Exactly a year ago, Sri Lanka was in the midst of an economic cum political crisis with an unprecedented foreign exchange slump having resulted in miles-long, days-long queues for fuel and cooking gas and prices having gone three-fold up, compared to that of the previous year. In the political front, the government of President Gotabaya Rajapaksa was facing an unprecedented massive public uprising while he was helplessly struggling to resolve economic issues. 

However, there are no such queues now, no agitations by farmers in rural areas nor any other group in the streets of urban areas. The government has reached an agreement with the International Monetary Fund (IMF) for a bailout package that includes a nearly US$ 3 billion loan for four years, contingent on a reform programme prescribed by the Washington-based international lender. Does it mean that Sri Lanka is now out of the woods? 
Sri Lanka’s current problem is mainly a foreign exchange issue. Then how did the country manage it? In an interview with the Daily Mirror of April 20, the World Bank Country Director for Sri Lanka, Nepal and the Maldives, Faris Hadad Zervos answers this question. 

He says “In the absence of large debt service payments, the authorities have been able to manage the outflows (mainly the import bill) with inflows such exports, tourism and remittances since the second half of 2022, leading to a balance of payment surpluses.” And he adds, “In addition, the lack of demand for imports from the real sectors and increasing expectations of approval of the IMF programme contributed to a rise in foreign exchange liquidity, including through the unwinding of speculative Dollar holdings.”

Very clear, we are not out of the woods. We are not repaying our debts, nor spending foreign exchange for imports as we did earlier in order to save it for immediate and more essential needs. This is an essential and inevitable step on a recovery path. However, it is not a situation to celebrate. Despite the IMF and the creditor nations having promised to lend a helping hand to come out of the current mess, the way forward is difficult and still in the balance.  

Sri Lanka needed to present a restructuring strategy and it had “committed to do that by the end of April,” IMF officials told a press briefing soon after IMF executive board approved its staff level agreement with Sri Lanka on March 20. However, the country failed to achieve that target and it is now said that the strategy would be presented at the end of this month. 

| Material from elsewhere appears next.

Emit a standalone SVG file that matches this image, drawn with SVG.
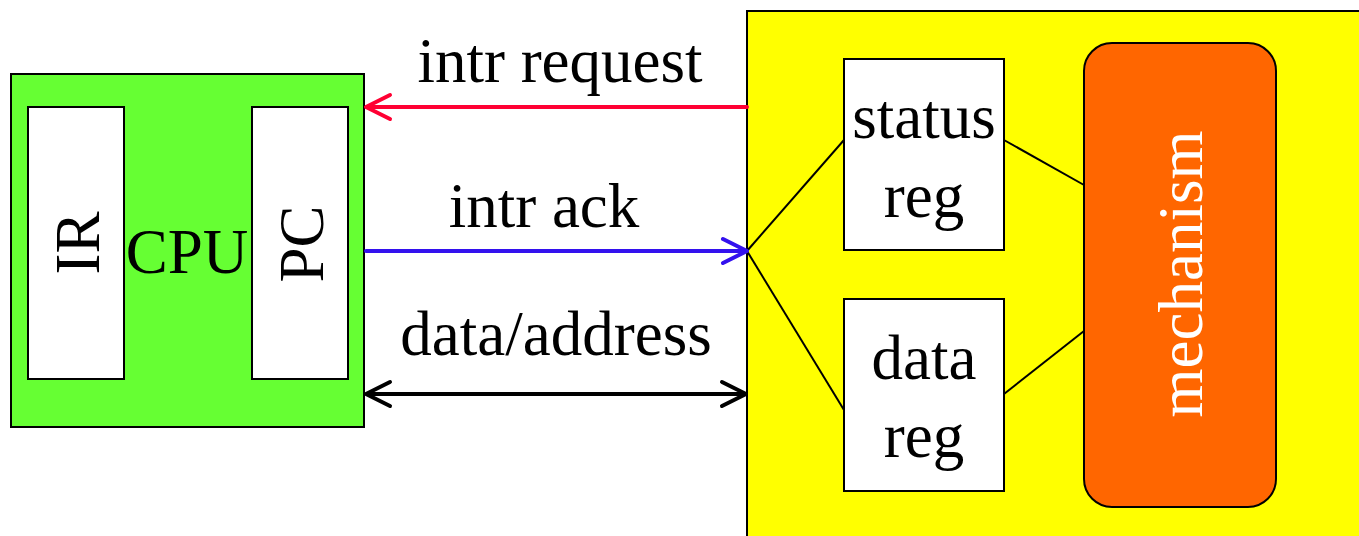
<svg xmlns="http://www.w3.org/2000/svg" width="1359" height="536" viewBox="0 0 1359 536">
<style>
text{font-family:"Liberation Serif","Times New Roman",serif;font-size:63px;fill:#000}
.box{stroke:#000;stroke-width:2}
.reg{fill:#fff;stroke:#000;stroke-width:2}
.link{fill:none;stroke:#000;stroke-width:2}
.arr{fill:none;stroke-width:4;stroke-linecap:round;stroke-linejoin:round}
</style>
<g id="cpu">
<rect class="box" x="11" y="74" width="353" height="353" fill="#66ff33"/>
<text x="187" y="273" text-anchor="middle">CPU</text>
</g>
<g id="ir">
<rect class="reg" x="28" y="107" width="96" height="272"/>
<text transform="translate(99,243) rotate(-90)" text-anchor="middle">IR</text>
</g>
<g id="pc">
<rect class="reg" x="252" y="107" width="96" height="272"/>
<text transform="translate(323,244) rotate(-90)" text-anchor="middle">PC</text>
</g>
<g id="device">
<rect class="box" x="747" y="11" width="640" height="560" fill="#ffff00"/>
</g>
<g id="status-reg">
<rect class="reg" x="844" y="59" width="160" height="191"/>
<text x="924" y="138" text-anchor="middle">status</text>
<text x="924" y="217" text-anchor="middle">reg</text>
</g>
<g id="data-reg">
<rect class="reg" x="844" y="299" width="160" height="192"/>
<text x="924" y="379" text-anchor="middle">data</text>
<text x="924" y="457" text-anchor="middle">reg</text>
</g>
<g id="mechanism">
<rect class="box" x="1084" y="43" width="192" height="464" rx="28" ry="28" fill="#ff6600"/>
<text transform="translate(1202,274) rotate(-90)" text-anchor="middle" style="fill:#fff">mechanism</text>
</g>
<g id="connectors">
<line class="link" x1="747" y1="251" x2="844" y2="140"/>
<line class="link" x1="747" y1="251" x2="844" y2="410"/>
<line class="link" x1="1004" y1="140" x2="1084" y2="185"/>
<line class="link" x1="1004" y1="394" x2="1084" y2="331"/>
<g class="arr" stroke="#ff0033">
<line x1="747" y1="107" x2="367" y2="107"/>
<polyline points="390,95 366,107 390,119"/>
</g>
<g class="arr" stroke="#3311ee">
<line x1="366" y1="251" x2="745" y2="251"/>
<polyline points="723,239 747,251 723,263"/>
</g>
<g class="arr" stroke="#000">
<line x1="368" y1="394" x2="744" y2="394"/>
<polyline points="390,382 366,394 390,406"/>
<polyline points="722,382 746,394 722,406"/>
</g>
</g>
<g id="labels">
<text x="560" y="82" text-anchor="middle">intr request</text>
<text x="544" y="227" text-anchor="middle">intr ack</text>
<text x="556" y="355" text-anchor="middle">data/address</text>
</g>
</svg>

The debt restructuring strategy is very important as it was the prime reason for the more than six months delay in the IMF Board approval for the staff level agreement which was reached on September 1, last year. IMF officials told media last month that the reform programme prioritizes five key pillars. One of them is “restoration of public debt sustainability including through a debt restructuring to ensure stable financing of the Government’s operations. 

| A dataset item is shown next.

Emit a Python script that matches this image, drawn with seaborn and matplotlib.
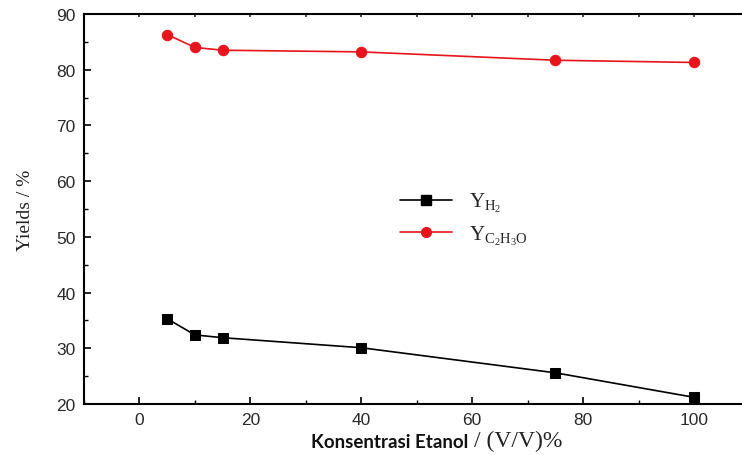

The first tranche of the EFF of US$ 330 million was transferred to Sri Lanka immediately after the Board approval of the agreement. However, the next “disbursements will be tied to reviews that take place every six months.” For a government with an unsustainable debt burden to be dropped halfway by the IMF is disastrous. So, the fulfilling of commitments is very vital.

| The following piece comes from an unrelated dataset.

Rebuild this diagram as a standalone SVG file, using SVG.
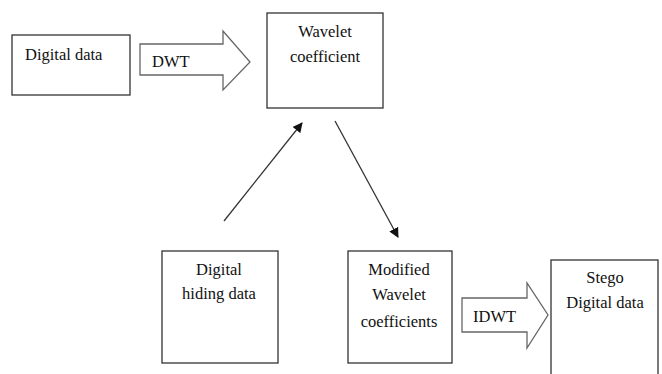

The IMF did not press the country for restructuring local debts. The officials said during the above press briefing “whether local is included in there or not, is for the (Sri Lankan) authorities to set up.” Yet, President Ranil Wickremesinghe told Parliament during the debate on the IMF programme on April 26, that the foreign creditors have informed the government to discuss domestic restructuring as well. He also said that some local banks have said they cannot face this situation. The IMF officials too, after leaving the matter to the government said, “What we worry about, of course, is whether there are any implications with respect to the economy or to financial stability.”  It means it is a risky step. However, the government seems to be firm on restructuring local debt.

The IMF has set some targets to the country to achieve as a way out of the crisis. Accordingly, debt stock of Sri Lanka which was at 128% of GDP as of end-2022 should reach 95% of GDP by 2032. Gross financing needs which were more than 34% of GDP in 2022 has to be below 13% of GDP between 2027 and 2032 on average. Government’s annual debt service in foreign currency which was more than 9% of GDP in 2022 must come down to below 4.5% of GDP in every year between 2027 and 2032. 

The country has to gradually normalize its balance of payment to rebuild its international reserves. In this process, the IMF officials said the Central Bank has to purchase foreign exchange amounting US$1.4 billion in 2023. Only the achievement of these targets would take the country on a path of growth. This part is purely a responsibility of the government. IMF would provide only a breathing space for it. Whether the government has such a development plan, is not clear.